Cook’s decision to give away 23,700 shares of AAPL stock comes one year after he made a similarly sized donation to charity. Apple’s CEO has said that he plans to give away his entire fortune, currently valued at around $625 million.

It is not clear which charity Cook donated the money to. In the past, Cook’s charitable donations have included giving funds to the Robert F. Kennedy Center for Justice & Human Rights and the Human Rights Campaign. That’s alongside multimillion donations he’s made to other unspecified charities.

Cook shared his plans to donate his personal cash pile to charity in a 2015 interview with Fortune. During the interview, he said that he will pay for his nephew’s college fund before donating the remainder to charity. Cook’s personal life isn’t widely known about. However, he has long had a reputation for living a fairly frugal lifestyle for a person in his position.

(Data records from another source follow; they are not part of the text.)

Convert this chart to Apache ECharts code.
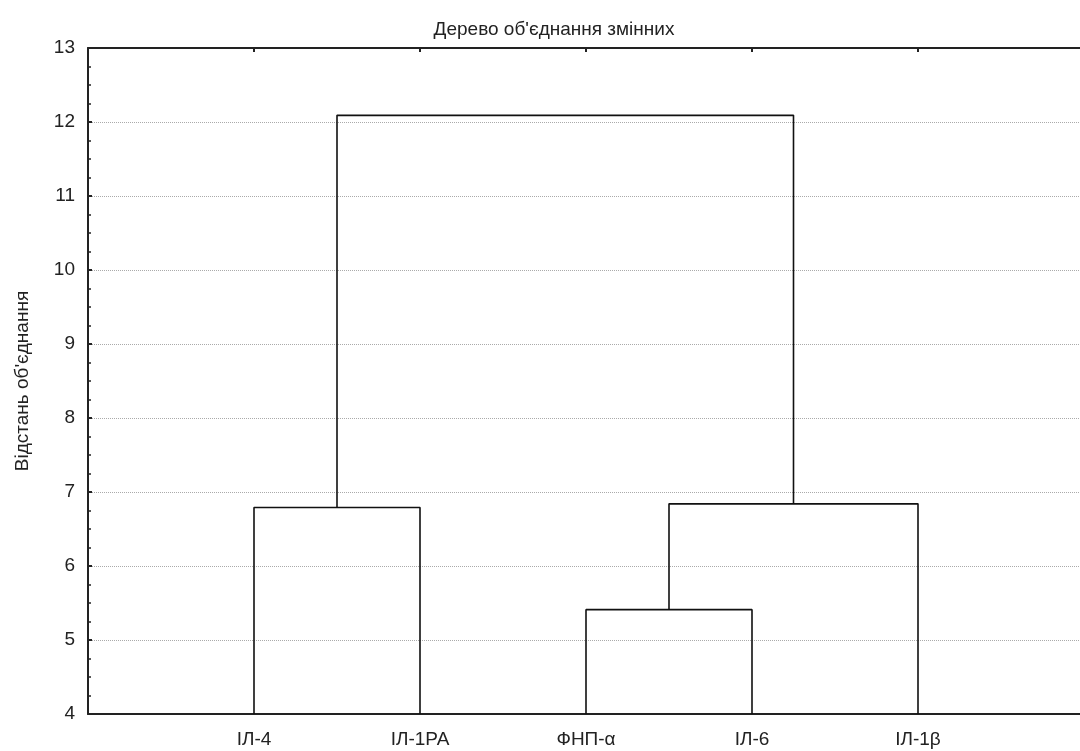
<!DOCTYPE html>
<html>
<head>
<meta charset="utf-8">
<script src="https://cdn.jsdelivr.net/npm/echarts@6/dist/echarts.min.js"></script>
<style>
  html, body { margin: 0; padding: 0; background: #fff; }
  #chart { width: 1080px; height: 751px; }
</style>
</head>
<body>
<div id="chart"></div>
<script>
// leaves of the tree, left to right
const categories = ["ІЛ-4", "ІЛ-1РА", "ФНП-α", "ІЛ-6", "ІЛ-1β"];
// merges, like a linkage table: node ids 0..4 are leaves, 5.. are merges in order
const mergeLeft = [0, 2, 6, 5];
const mergeRight = [1, 3, 4, 7];
const mergeHeight = [6.79, 5.41, 6.84, 12.09];
// y axis ticks
const yTicks = [4, 5, 6, 7, 8, 9, 10, 11, 12, 13];

const chart = echarts.init(document.getElementById("chart"));

// x position and height of every node
const nodeX = categories.map((c, i) => i + 1);
const nodeY = categories.map(() => yTicks[0]);
const links = [];
mergeHeight.forEach((h, k) => {
  const a = mergeLeft[k], b = mergeRight[k];
  links.push([
    [nodeX[a], nodeY[a]],
    [nodeX[a], h],
    [nodeX[b], h],
    [nodeX[b], nodeY[b]],
  ]);
  nodeX.push((nodeX[a] + nodeX[b]) / 2);
  nodeY.push(h);
});

const font = "'Liberation Sans', Arial, sans-serif";

const option = {
  animation: false,
  backgroundColor: "#fff",
  title: {
    text: "Дерево об'єднання змінних",
    left: 549,
    textAlign: "center",
    top: 15,
    textStyle: { fontFamily: font, fontSize: 19, fontWeight: "normal", color: "#222" },
  },
  grid: { left: 88, top: 48, width: 996, height: 666, outerBoundsMode: "none" },
  xAxis: [
    {
      type: "value",
      position: "bottom",
      min: 0,
      max: categories.length + 1,
      interval: 1,
      axisLine: { lineStyle: { color: "#222", width: 2 } },
      axisTick: { show: false },
      splitLine: { show: false },
      axisLabel: {
        margin: 16,
        fontFamily: font,
        fontSize: 19,
        color: "#222",
        formatter: (v) => categories[v - 1] || "",
      },
    },
    {
      type: "value",
      position: "top",
      min: 0,
      max: categories.length + 1,
      interval: 1,
      axisLine: { lineStyle: { color: "#222", width: 2 } },
      axisTick: { inside: true, length: 4, lineStyle: { color: "#222", width: 2 } },
      splitLine: { show: false },
      axisLabel: { show: false },
    },
  ],
  yAxis: {
    type: "value",
    min: yTicks[0],
    max: yTicks[yTicks.length - 1],
    interval: 1,
    name: "Відстань об'єднання",
    nameLocation: "middle",
    nameGap: 56,
    nameTextStyle: { fontFamily: font, fontSize: 19, color: "#222" },
    axisLine: { show: true, lineStyle: { color: "#222", width: 2 } },
    axisTick: { show: true, inside: true, length: 4, lineStyle: { color: "#222", width: 2 } },
    minorTick: { show: true, splitNumber: 4, length: 3, lineStyle: { color: "#222", width: 1.5 } },
    splitLine: { show: true, lineStyle: { color: "#aaa", type: "dotted", width: 1 } },
    axisLabel: { margin: 13, fontFamily: font, fontSize: 19, color: "#222" },
  },
  series: links.map((pts) => ({
    type: "line",
    data: pts,
    symbol: "none",
    lineStyle: { color: "#111", width: 1.6 },
    clip: false,
  })),
};

chart.setOption(option);
</script>
</body>
</html>
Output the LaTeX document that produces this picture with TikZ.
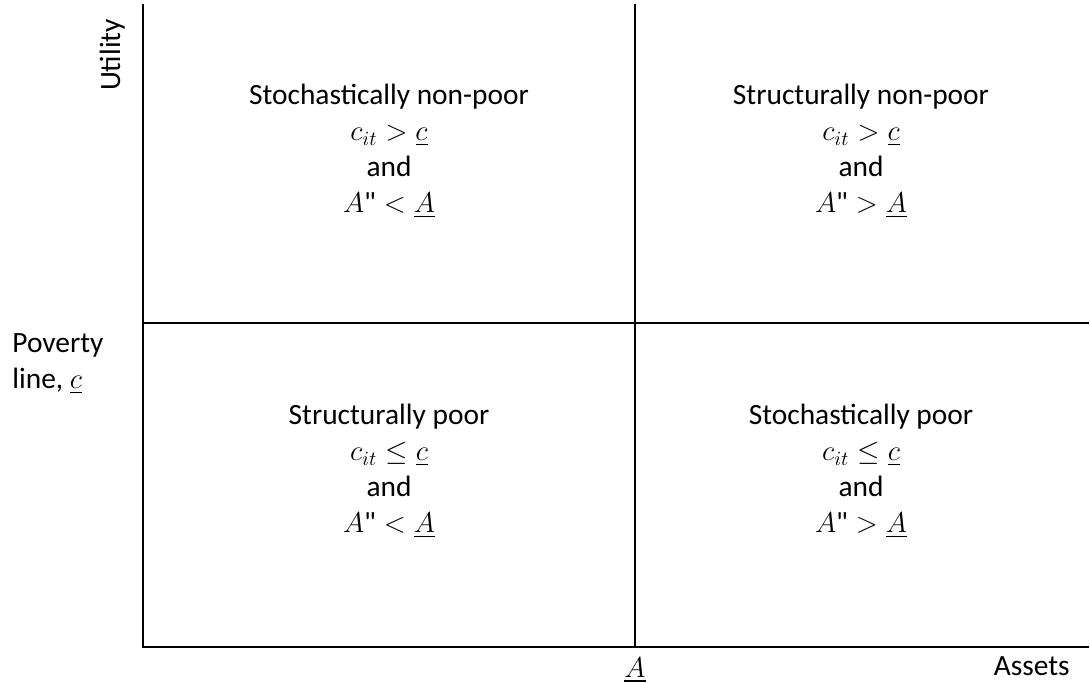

Apple’s approach to charity

Apple sometimes make donations for things like disaster relief. This week, Cook said that Apple will donate money to help recovery efforts after fires in the Amazon rainforest. Despite this, Cook has avoided setting up an official charitable foundation within Apple. In a 2017 interview, Cook said that:

“I looked at it in early 2012. And I decided not to do it. And here’s why. When a company sets up a foundation, there is a risk, in my judgment, of the foundation becoming this other thing that is not connected to the company. It has a separate board of directors. They make reasonably independent decisions sometimes. It becomes a separate thing. I don’t want that for Apple. I want everybody involved.

If we had a foundation, my fear was it becomes something that 10 or 12 or 20 or 50 people do. And all of a sudden for the 120,000, it’s just this separate thing out there. People work here to change the world. So I think that should be integral to what the company does. Not peripheral in a foundation.”